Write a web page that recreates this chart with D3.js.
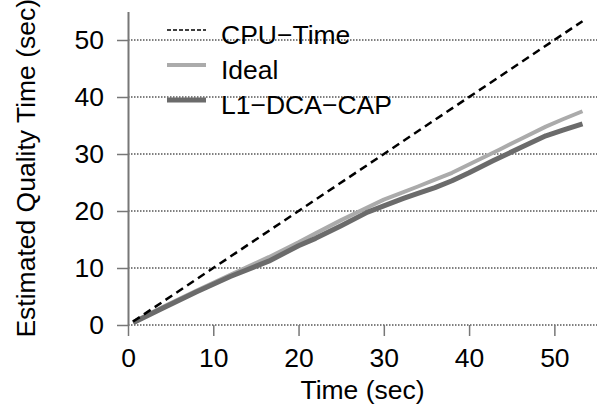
<!DOCTYPE html>
<html><head><meta charset="utf-8">
<script src="https://cdn.jsdelivr.net/npm/d3@7"></script>
<style>body{margin:0;background:#fff}svg{display:block}text{font-family:"Liberation Sans",Arial,Helvetica,sans-serif;fill:#000}</style>
</head><body><svg id="c" width="602" height="410"></svg>
<script>
const cpuTime = [0.6, 53.3];
const cpuVals = [0.6, 53.3];
const idealTime = [0.6, 4, 8, 12, 16.5, 20, 22, 25, 27.2, 30, 32.3, 34, 36, 38, 41, 43.6, 46, 49, 51, 53.3];
const idealVals = [0.5, 3.1, 6.0, 8.8, 11.9, 14.5, 16.1, 18.4, 20.0, 22.0, 23.3, 24.3, 25.5, 26.7, 28.9, 30.8, 32.6, 34.8, 36.1, 37.5];
const l1Time = [0.6, 4, 8, 12, 16.5, 20, 22, 25, 28.1, 30, 32.3, 34, 36, 38, 40, 42.8, 46, 49, 51, 53.3];
const l1Vals = [0.4, 2.9, 5.8, 8.5, 11.2, 13.9, 15.2, 17.4, 19.8, 20.9, 22.2, 23.1, 24.1, 25.3, 26.7, 28.8, 31.1, 33.2, 34.2, 35.3];
const xTicks = [0, 10, 20, 30, 40, 50];
const yTicks = [0, 10, 20, 30, 40, 50];
const legendLabels = ["CPU\u2212Time", "Ideal", "L1\u2212DCA\u2212CAP"];

const FS = 26.5;
const svg = d3.select("#c");
const L = 128, R = 597, T = 11.5, B = 325;
const x = d3.scaleLinear().domain([0, 55]).range([L, R]);
const y = d3.scaleLinear().domain([0, 55]).range([B, T]);

// grid
svg.append("g").selectAll("line").data(yTicks).join("line")
  .attr("x1", L).attr("x2", R).attr("y1", d => y(d)).attr("y2", d => y(d))
  .attr("stroke", "#000").attr("stroke-width", 1).attr("stroke-dasharray", "1.5,1.5");

// y axis
const ya = svg.append("g").attr("transform", `translate(${L},0)`)
  .call(d3.axisLeft(y).tickValues(yTicks).tickSize(11).tickPadding(13).tickSizeOuter(0));
ya.select(".domain").attr("stroke", "#777").attr("stroke-width", 2);
ya.selectAll(".tick line").attr("stroke", "#777").attr("stroke-width", 1.5);
ya.selectAll(".tick text").attr("font-size", FS).attr("font-family", "Liberation Sans").attr("fill", "#000");

// x axis
const xa = svg.append("g").attr("transform", `translate(0,${B})`)
  .call(d3.axisBottom(x).tickValues(xTicks).tickSize(11).tickPadding(12).tickSizeOuter(0));
xa.select(".domain").remove();
xa.selectAll(".tick line").attr("stroke", "#777").attr("stroke-width", 1.5);
xa.selectAll(".tick text").attr("font-size", FS).attr("font-family", "Liberation Sans").attr("fill", "#000");

// axis labels
svg.append("text").attr("x", (L + R) / 2).attr("y", 399).attr("text-anchor", "middle")
  .attr("font-size", FS).text("Time (sec)");
svg.append("text").attr("transform", `translate(35,${(T + B) / 2}) rotate(-90)`).attr("text-anchor", "middle")
  .attr("font-size", FS).text("Estimated Quality Time (sec)");

const line = d3.line().x(d => x(d[0])).y(d => y(d[1]));
svg.append("path").datum(d3.zip(idealTime, idealVals)).attr("d", line)
  .attr("fill", "none").attr("stroke", "#ababab").attr("stroke-width", 4).attr("stroke-linejoin", "round");
svg.append("path").datum(d3.zip(l1Time, l1Vals)).attr("d", line)
  .attr("fill", "none").attr("stroke", "#6b6b6b").attr("stroke-width", 5).attr("stroke-linejoin", "round");
svg.append("path").datum(d3.zip(cpuTime, cpuVals)).attr("d", line)
  .attr("fill", "none").attr("stroke", "#000").attr("stroke-width", 2.5).attr("stroke-dasharray", "8,5");

// legend
const lg = svg.append("g");
const styles = [
  {c: "#000", w: 1.5, dash: "4,2"},
  {c: "#ababab", w: 4, dash: null},
  {c: "#6b6b6b", w: 5, dash: null}
];
legendLabels.forEach((t, i) => {
  const yy = 30 + i * 35;
  lg.append("line").attr("x1", 167).attr("x2", 206).attr("y1", yy).attr("y2", yy)
    .attr("stroke", styles[i].c).attr("stroke-width", styles[i].w)
    .attr("stroke-dasharray", styles[i].dash);
  lg.append("text").attr("x", 221).attr("y", yy + 13.5).attr("font-size", FS).text(t);
});
</script></body></html>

## REQUIRED WORK
Omit the pictures and reproduce the listing exactly.

## EXERCISE OUTPUT
Write a web page that recreates this chart with D3.js.
<!DOCTYPE html>
<html><head><meta charset="utf-8">
<script src="https://cdn.jsdelivr.net/npm/d3@7"></script>
<style>body{margin:0;background:#fff}svg{display:block}text{font-family:"Liberation Sans",Arial,Helvetica,sans-serif;fill:#000}</style>
</head><body><svg id="c" width="602" height="410"></svg>
<script>
const cpuTime = [0.6, 53.3];
const cpuVals = [0.6, 53.3];
const idealTime = [0.6, 4, 8, 12, 16.5, 20, 22, 25, 27.2, 30, 32.3, 34, 36, 38, 41, 43.6, 46, 49, 51, 53.3];
const idealVals = [0.5, 3.1, 6.0, 8.8, 11.9, 14.5, 16.1, 18.4, 20.0, 22.0, 23.3, 24.3, 25.5, 26.7, 28.9, 30.8, 32.6, 34.8, 36.1, 37.5];
const l1Time = [0.6, 4, 8, 12, 16.5, 20, 22, 25, 28.1, 30, 32.3, 34, 36, 38, 40, 42.8, 46, 49, 51, 53.3];
const l1Vals = [0.4, 2.9, 5.8, 8.5, 11.2, 13.9, 15.2, 17.4, 19.8, 20.9, 22.2, 23.1, 24.1, 25.3, 26.7, 28.8, 31.1, 33.2, 34.2, 35.3];
const xTicks = [0, 10, 20, 30, 40, 50];
const yTicks = [0, 10, 20, 30, 40, 50];
const legendLabels = ["CPU\u2212Time", "Ideal", "L1\u2212DCA\u2212CAP"];

const FS = 26.5;
const svg = d3.select("#c");
const L = 128, R = 597, T = 11.5, B = 325;
const x = d3.scaleLinear().domain([0, 55]).range([L, R]);
const y = d3.scaleLinear().domain([0, 55]).range([B, T]);

// grid
svg.append("g").selectAll("line").data(yTicks).join("line")
  .attr("x1", L).attr("x2", R).attr("y1", d => y(d)).attr("y2", d => y(d))
  .attr("stroke", "#000").attr("stroke-width", 1).attr("stroke-dasharray", "1.5,1.5");

// y axis
const ya = svg.append("g").attr("transform", `translate(${L},0)`)
  .call(d3.axisLeft(y).tickValues(yTicks).tickSize(11).tickPadding(13).tickSizeOuter(0));
ya.select(".domain").attr("stroke", "#777").attr("stroke-width", 2);
ya.selectAll(".tick line").attr("stroke", "#777").attr("stroke-width", 1.5);
ya.selectAll(".tick text").attr("font-size", FS).attr("font-family", "Liberation Sans").attr("fill", "#000");

// x axis
const xa = svg.append("g").attr("transform", `translate(0,${B})`)
  .call(d3.axisBottom(x).tickValues(xTicks).tickSize(11).tickPadding(12).tickSizeOuter(0));
xa.select(".domain").remove();
xa.selectAll(".tick line").attr("stroke", "#777").attr("stroke-width", 1.5);
xa.selectAll(".tick text").attr("font-size", FS).attr("font-family", "Liberation Sans").attr("fill", "#000");

// axis labels
svg.append("text").attr("x", (L + R) / 2).attr("y", 399).attr("text-anchor", "middle")
  .attr("font-size", FS).text("Time (sec)");
svg.append("text").attr("transform", `translate(35,${(T + B) / 2}) rotate(-90)`).attr("text-anchor", "middle")
  .attr("font-size", FS).text("Estimated Quality Time (sec)");

const line = d3.line().x(d => x(d[0])).y(d => y(d[1]));
svg.append("path").datum(d3.zip(idealTime, idealVals)).attr("d", line)
  .attr("fill", "none").attr("stroke", "#ababab").attr("stroke-width", 4).attr("stroke-linejoin", "round");
svg.append("path").datum(d3.zip(l1Time, l1Vals)).attr("d", line)
  .attr("fill", "none").attr("stroke", "#6b6b6b").attr("stroke-width", 5).attr("stroke-linejoin", "round");
svg.append("path").datum(d3.zip(cpuTime, cpuVals)).attr("d", line)
  .attr("fill", "none").attr("stroke", "#000").attr("stroke-width", 2.5).attr("stroke-dasharray", "8,5");

// legend
const lg = svg.append("g");
const styles = [
  {c: "#000", w: 1.5, dash: "4,2"},
  {c: "#ababab", w: 4, dash: null},
  {c: "#6b6b6b", w: 5, dash: null}
];
legendLabels.forEach((t, i) => {
  const yy = 30 + i * 35;
  lg.append("line").attr("x1", 167).attr("x2", 206).attr("y1", yy).attr("y2", yy)
    .attr("stroke", styles[i].c).attr("stroke-width", styles[i].w)
    .attr("stroke-dasharray", styles[i].dash);
  lg.append("text").attr("x", 221).attr("y", yy + 13.5).attr("font-size", FS).text(t);
});
</script></body></html>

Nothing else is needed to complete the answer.